DO THIS: Repeat, without any change, the entries presented below.

────────────────

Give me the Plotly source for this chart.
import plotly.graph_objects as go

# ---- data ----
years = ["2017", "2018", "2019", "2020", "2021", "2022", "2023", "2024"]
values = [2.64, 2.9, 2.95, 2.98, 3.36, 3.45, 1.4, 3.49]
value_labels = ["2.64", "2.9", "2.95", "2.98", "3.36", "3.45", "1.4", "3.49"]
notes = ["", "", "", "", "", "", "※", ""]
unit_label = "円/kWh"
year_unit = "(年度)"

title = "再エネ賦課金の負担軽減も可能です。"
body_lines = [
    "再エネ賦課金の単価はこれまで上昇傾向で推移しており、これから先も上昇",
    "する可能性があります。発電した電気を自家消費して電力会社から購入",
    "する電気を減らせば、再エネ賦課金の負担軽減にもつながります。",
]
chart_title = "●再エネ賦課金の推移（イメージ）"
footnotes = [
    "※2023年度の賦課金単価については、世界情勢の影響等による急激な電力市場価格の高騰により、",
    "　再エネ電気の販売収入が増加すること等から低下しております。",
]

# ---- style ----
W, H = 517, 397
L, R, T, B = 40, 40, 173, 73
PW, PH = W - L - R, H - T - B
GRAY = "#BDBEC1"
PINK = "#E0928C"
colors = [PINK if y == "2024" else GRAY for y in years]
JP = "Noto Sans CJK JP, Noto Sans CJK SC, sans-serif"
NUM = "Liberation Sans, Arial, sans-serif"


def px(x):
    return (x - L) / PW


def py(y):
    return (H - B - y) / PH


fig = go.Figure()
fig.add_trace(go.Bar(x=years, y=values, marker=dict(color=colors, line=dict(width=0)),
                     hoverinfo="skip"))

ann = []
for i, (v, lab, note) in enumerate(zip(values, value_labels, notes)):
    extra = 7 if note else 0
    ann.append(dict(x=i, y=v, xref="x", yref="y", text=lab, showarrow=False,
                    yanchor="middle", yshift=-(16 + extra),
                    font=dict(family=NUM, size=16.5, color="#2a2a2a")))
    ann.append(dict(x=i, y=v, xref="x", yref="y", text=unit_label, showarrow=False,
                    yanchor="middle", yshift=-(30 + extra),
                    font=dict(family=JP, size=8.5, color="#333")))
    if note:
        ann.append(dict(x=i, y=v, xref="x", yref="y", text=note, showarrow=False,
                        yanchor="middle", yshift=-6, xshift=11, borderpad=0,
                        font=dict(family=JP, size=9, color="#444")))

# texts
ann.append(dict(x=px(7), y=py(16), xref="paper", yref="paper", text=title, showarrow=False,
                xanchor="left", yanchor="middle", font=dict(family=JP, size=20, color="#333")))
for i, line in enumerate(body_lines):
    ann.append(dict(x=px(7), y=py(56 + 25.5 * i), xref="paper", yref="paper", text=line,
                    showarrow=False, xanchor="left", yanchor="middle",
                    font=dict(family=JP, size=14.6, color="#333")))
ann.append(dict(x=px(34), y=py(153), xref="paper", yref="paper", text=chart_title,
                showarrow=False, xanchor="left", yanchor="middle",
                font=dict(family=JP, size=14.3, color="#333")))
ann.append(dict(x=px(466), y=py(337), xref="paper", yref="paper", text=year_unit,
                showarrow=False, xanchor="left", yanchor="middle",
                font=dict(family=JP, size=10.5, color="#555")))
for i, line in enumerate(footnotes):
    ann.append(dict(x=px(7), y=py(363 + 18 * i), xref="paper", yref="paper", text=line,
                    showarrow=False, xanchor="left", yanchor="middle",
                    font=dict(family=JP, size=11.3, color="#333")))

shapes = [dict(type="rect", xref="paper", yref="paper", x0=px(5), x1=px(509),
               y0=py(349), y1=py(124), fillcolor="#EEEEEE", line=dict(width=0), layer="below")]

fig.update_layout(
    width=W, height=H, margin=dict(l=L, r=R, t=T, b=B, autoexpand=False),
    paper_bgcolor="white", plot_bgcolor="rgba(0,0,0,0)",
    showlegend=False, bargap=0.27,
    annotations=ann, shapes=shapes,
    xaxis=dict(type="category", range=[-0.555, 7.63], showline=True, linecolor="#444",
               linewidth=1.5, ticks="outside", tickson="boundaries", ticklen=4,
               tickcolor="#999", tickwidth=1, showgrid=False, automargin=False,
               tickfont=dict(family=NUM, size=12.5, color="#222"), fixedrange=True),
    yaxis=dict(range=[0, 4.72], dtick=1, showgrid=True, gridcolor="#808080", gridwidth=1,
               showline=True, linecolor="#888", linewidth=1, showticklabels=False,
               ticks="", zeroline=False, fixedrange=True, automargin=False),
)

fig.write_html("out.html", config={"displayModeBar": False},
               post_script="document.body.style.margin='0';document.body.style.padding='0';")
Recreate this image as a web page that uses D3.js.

────────────────

RESULT OF THE EXERCISE:
Give me the Plotly source for this chart.
import plotly.graph_objects as go

# ---- data ----
years = ["2017", "2018", "2019", "2020", "2021", "2022", "2023", "2024"]
values = [2.64, 2.9, 2.95, 2.98, 3.36, 3.45, 1.4, 3.49]
value_labels = ["2.64", "2.9", "2.95", "2.98", "3.36", "3.45", "1.4", "3.49"]
notes = ["", "", "", "", "", "", "※", ""]
unit_label = "円/kWh"
year_unit = "(年度)"

title = "再エネ賦課金の負担軽減も可能です。"
body_lines = [
    "再エネ賦課金の単価はこれまで上昇傾向で推移しており、これから先も上昇",
    "する可能性があります。発電した電気を自家消費して電力会社から購入",
    "する電気を減らせば、再エネ賦課金の負担軽減にもつながります。",
]
chart_title = "●再エネ賦課金の推移（イメージ）"
footnotes = [
    "※2023年度の賦課金単価については、世界情勢の影響等による急激な電力市場価格の高騰により、",
    "　再エネ電気の販売収入が増加すること等から低下しております。",
]

# ---- style ----
W, H = 517, 397
L, R, T, B = 40, 40, 173, 73
PW, PH = W - L - R, H - T - B
GRAY = "#BDBEC1"
PINK = "#E0928C"
colors = [PINK if y == "2024" else GRAY for y in years]
JP = "Noto Sans CJK JP, Noto Sans CJK SC, sans-serif"
NUM = "Liberation Sans, Arial, sans-serif"


def px(x):
    return (x - L) / PW


def py(y):
    return (H - B - y) / PH


fig = go.Figure()
fig.add_trace(go.Bar(x=years, y=values, marker=dict(color=colors, line=dict(width=0)),
                     hoverinfo="skip"))

ann = []
for i, (v, lab, note) in enumerate(zip(values, value_labels, notes)):
    extra = 7 if note else 0
    ann.append(dict(x=i, y=v, xref="x", yref="y", text=lab, showarrow=False,
                    yanchor="middle", yshift=-(16 + extra),
                    font=dict(family=NUM, size=16.5, color="#2a2a2a")))
    ann.append(dict(x=i, y=v, xref="x", yref="y", text=unit_label, showarrow=False,
                    yanchor="middle", yshift=-(30 + extra),
                    font=dict(family=JP, size=8.5, color="#333")))
    if note:
        ann.append(dict(x=i, y=v, xref="x", yref="y", text=note, showarrow=False,
                        yanchor="middle", yshift=-6, xshift=11, borderpad=0,
                        font=dict(family=JP, size=9, color="#444")))

# texts
ann.append(dict(x=px(7), y=py(16), xref="paper", yref="paper", text=title, showarrow=False,
                xanchor="left", yanchor="middle", font=dict(family=JP, size=20, color="#333")))
for i, line in enumerate(body_lines):
    ann.append(dict(x=px(7), y=py(56 + 25.5 * i), xref="paper", yref="paper", text=line,
                    showarrow=False, xanchor="left", yanchor="middle",
                    font=dict(family=JP, size=14.6, color="#333")))
ann.append(dict(x=px(34), y=py(153), xref="paper", yref="paper", text=chart_title,
                showarrow=False, xanchor="left", yanchor="middle",
                font=dict(family=JP, size=14.3, color="#333")))
ann.append(dict(x=px(466), y=py(337), xref="paper", yref="paper", text=year_unit,
                showarrow=False, xanchor="left", yanchor="middle",
                font=dict(family=JP, size=10.5, color="#555")))
for i, line in enumerate(footnotes):
    ann.append(dict(x=px(7), y=py(363 + 18 * i), xref="paper", yref="paper", text=line,
                    showarrow=False, xanchor="left", yanchor="middle",
                    font=dict(family=JP, size=11.3, color="#333")))

shapes = [dict(type="rect", xref="paper", yref="paper", x0=px(5), x1=px(509),
               y0=py(349), y1=py(124), fillcolor="#EEEEEE", line=dict(width=0), layer="below")]

fig.update_layout(
    width=W, height=H, margin=dict(l=L, r=R, t=T, b=B, autoexpand=False),
    paper_bgcolor="white", plot_bgcolor="rgba(0,0,0,0)",
    showlegend=False, bargap=0.27,
    annotations=ann, shapes=shapes,
    xaxis=dict(type="category", range=[-0.555, 7.63], showline=True, linecolor="#444",
               linewidth=1.5, ticks="outside", tickson="boundaries", ticklen=4,
               tickcolor="#999", tickwidth=1, showgrid=False, automargin=False,
               tickfont=dict(family=NUM, size=12.5, color="#222"), fixedrange=True),
    yaxis=dict(range=[0, 4.72], dtick=1, showgrid=True, gridcolor="#808080", gridwidth=1,
               showline=True, linecolor="#888", linewidth=1, showticklabels=False,
               ticks="", zeroline=False, fixedrange=True, automargin=False),
)

fig.write_html("out.html", config={"displayModeBar": False},
               post_script="document.body.style.margin='0';document.body.style.padding='0';")
Recreate this image as a web page that uses D3.js.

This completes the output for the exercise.